Politics aside, the primary reason anyone’s going to see The Iron Lady is Streep, and she does a mean Margaret Thatcher impression.  But it’s nothing compared to her work in Julie and Julia, where she put so much meat on the bones of a woman we’d similarly known only as a public caricature of herself.  I never really felt emotionally connected to anything that was going on with Thatcher because the production doesn’t seem to know how it feels, and while Streep can summon her, she can’t fill in the gaps in her material.  I actually thought Roach was more successful in that regard, but then she’s playing a pre-public eye version of the character it’s easier to take liberties with.  Broadbent makes a fun delusion, although there’s not a lot of depth to his living Denis.  Coleman’s good at looking concerned, the only thing the movie allows her to do.  I enjoyed seeing old favorites Anthony Head and Richard E. Grant as two members of Thatcher’s cabinet, they do a lot with a little when it comes to fleshing out their characters. 

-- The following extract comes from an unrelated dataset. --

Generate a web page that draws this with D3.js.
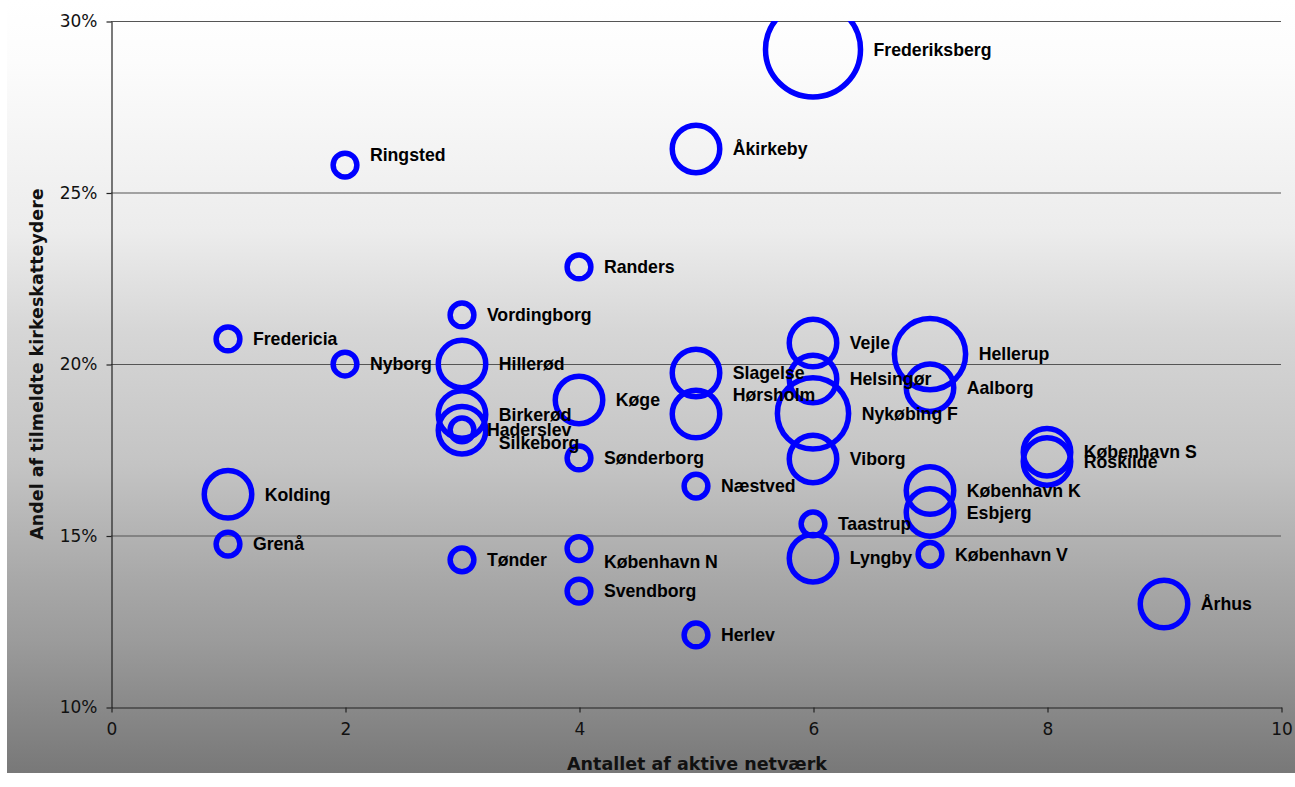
<!doctype html>
<html>
<head>
<meta charset="utf-8">
<style>
  * { margin: 0; padding: 0; }
  body { background: #fff; width: 1295px; height: 787px; overflow: hidden; }
  svg { display: block; }
  .tick text { font-family: "DejaVu Sans", Verdana, sans-serif; font-size: 17px; fill: #111; }
  .lbl { font-family: "Liberation Sans", Arial, sans-serif; font-weight: bold; font-size: 17.7px; fill: #000; }
  .ttl { font-family: "DejaVu Sans", Verdana, sans-serif; font-weight: bold; font-size: 17.5px; fill: #111; }
</style>
</head>
<body>
<div id="main"></div>
<script src="https://d3js.org/d3.v7.min.js"></script>
<script>
// byer, antal aktive netvaerk, andel tilmeldte (%), boblestorrelse
var towns = ['Frederiksberg','Åkirkeby','Ringsted','Randers','Vordingborg','Fredericia','Nyborg','Hillerød',
  'Birkerød','Haderslev','Silkeborg','Køge','Sønderborg','Kolding','Grenå','Tønder','København N','Svendborg',
  'Herlev','Næstved','Slagelse','Hørsholm','Vejle','Helsingør','Nykøbing F','Viborg','Taastrup','Lyngby',
  'Hellerup','Aalborg','København K','Esbjerg','København V','København S','Roskilde','Århus'];
var networks = [6,5,2,4,3,1,2,3, 3,3,3,4,4,1,1,3,4,4, 5,5,5,5,6,6,6,6,6,6, 7,7,7,7,7,8,8,9];
var share = [29.17,26.27,25.80,22.83,21.43,20.73,20.0,20.0,
  18.53,18.08,18.07,18.95,17.26,16.20,14.75,14.29,14.62,13.38,
  12.10,16.44,19.74,18.54,20.61,19.56,18.56,17.23,15.34,14.34,
  20.29,19.31,16.31,15.67,14.45,17.43,17.16,13.0];
var bubble = [4,2,1,1,1,1,1,2, 2,1,2,2,1,2,1,1,1,1, 1,1,2,2,2,2,3,2,1,2, 3,2,2,2,1,2,2,2];

var xTicks = [0,2,4,6,8,10];
var yTicks = [10,15,20,25,30];
var xTitle = 'Antallet af aktive netværk';
var yTitle = 'Andel af tilmeldte kirkeskatteydere';

// labels moved by hand in the original
var nudge = { 'Ringsted': -10, 'København N': 13, 'Silkeborg': 13, 'Hørsholm': -19 };

var W = 1295, H = 787;
var pL = 111, pR = 1281, pT = 21, pB = 707;

var svg = d3.select('#main').append('svg').attr('width', W).attr('height', H);
var defs = svg.append('defs');

var grad = defs.append('linearGradient').attr('id', 'bg').attr('x1', 0).attr('y1', 0).attr('x2', 0).attr('y2', 1);
[[0,255],[0.08,252],[0.3,236],[0.43,214],[0.6,196],[0.75,168],[0.83,155],[0.91,138],[1,120]].forEach(function(s){
  grad.append('stop').attr('offset', s[0]).attr('stop-color', d3.rgb(s[1], s[1], s[1]));
});
svg.append('rect').attr('x', 7).attr('y', 0).attr('width', W - 7).attr('height', 773).attr('fill', 'url(#bg)');

defs.append('clipPath').attr('id', 'plot').append('rect')
  .attr('x', pL).attr('y', pT).attr('width', pR - pL).attr('height', pB - pT);

var x = d3.scaleLinear().domain([0, 10]).range([pL, pR]);
var y = d3.scaleLinear().domain([10, 30]).range([pB, pT]);
var r = d3.scaleLinear().domain([0, 4]).range([0, 47.5]);

// gridlines
svg.append('g').selectAll('line').data(yTicks.slice(1)).enter().append('line')
  .attr('x1', pL).attr('x2', pR)
  .attr('y1', function(d){ return y(d) + 0.5 }).attr('y2', function(d){ return y(d) + 0.5 })
  .attr('stroke', '#555').attr('stroke-width', 1.2);

svg.append('g').attr('transform', 'translate(' + (pL + 0.5) + ',0.5)')
  .call(d3.axisLeft(y).tickValues(yTicks).tickFormat(function(d){ return d + '%' }).tickSizeInner(5).tickSizeOuter(0).tickPadding(9));
svg.append('g').attr('transform', 'translate(0.5,' + (pB + 0.5) + ')')
  .call(d3.axisBottom(x).tickValues(xTicks).tickSizeInner(5).tickSizeOuter(0).tickPadding(10));
svg.selectAll('.domain, .tick line').attr('stroke', '#222').attr('stroke-width', 1.2);

var pts = towns.map(function(t, i){
  return { name: t, cx: x(networks[i]), cy: y(share[i]), rr: r(bubble[i]) };
});

svg.append('g').attr('clip-path', 'url(#plot)').selectAll('circle').data(pts).enter().append('circle')
  .attr('cx', function(d){ return d.cx })
  .attr('cy', function(d){ return d.cy })
  .attr('r', function(d){ return d.rr })
  .attr('fill', 'none').attr('stroke', '#0000ff').attr('stroke-width', 5.5);

svg.append('g').selectAll('text').data(pts).enter().append('text')
  .attr('class', 'lbl')
  .attr('x', function(d){ return d.cx + d.rr + 13 })
  .attr('y', function(d){ return d.cy + (nudge[d.name] || 0) })
  .attr('dy', '0.35em')
  .text(function(d){ return d.name });

svg.append('text').attr('class', 'ttl').attr('text-anchor', 'middle')
  .attr('x', (pL + pR) / 2 + 1).attr('y', 770).text(xTitle);
svg.append('text').attr('class', 'ttl').attr('text-anchor', 'middle')
  .attr('transform', 'translate(43,' + ((pT + pB) / 2) + ') rotate(-90)').text(yTitle);
</script>
</body>
</html>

So, The Iron Lady is a whole lot of not much of anything.  Steep completists will certainly enjoy her work here, and people who don’t know anything about British politics will get some sense of the relevant talking points of the 60’s, 70’s and 80’s.  But it doesn’t even approach what it wants to accomplish… so much so that I’m still kinda puzzled as to what it is trying to accomplish.  Margaret Thatcher came, saw, ran England and got old, all of which I knew before buying my ticket.  But, hey, Meryl Streep will certainly get that Oscar nomination and maybe that’s all the point The Iron Lady really has after all.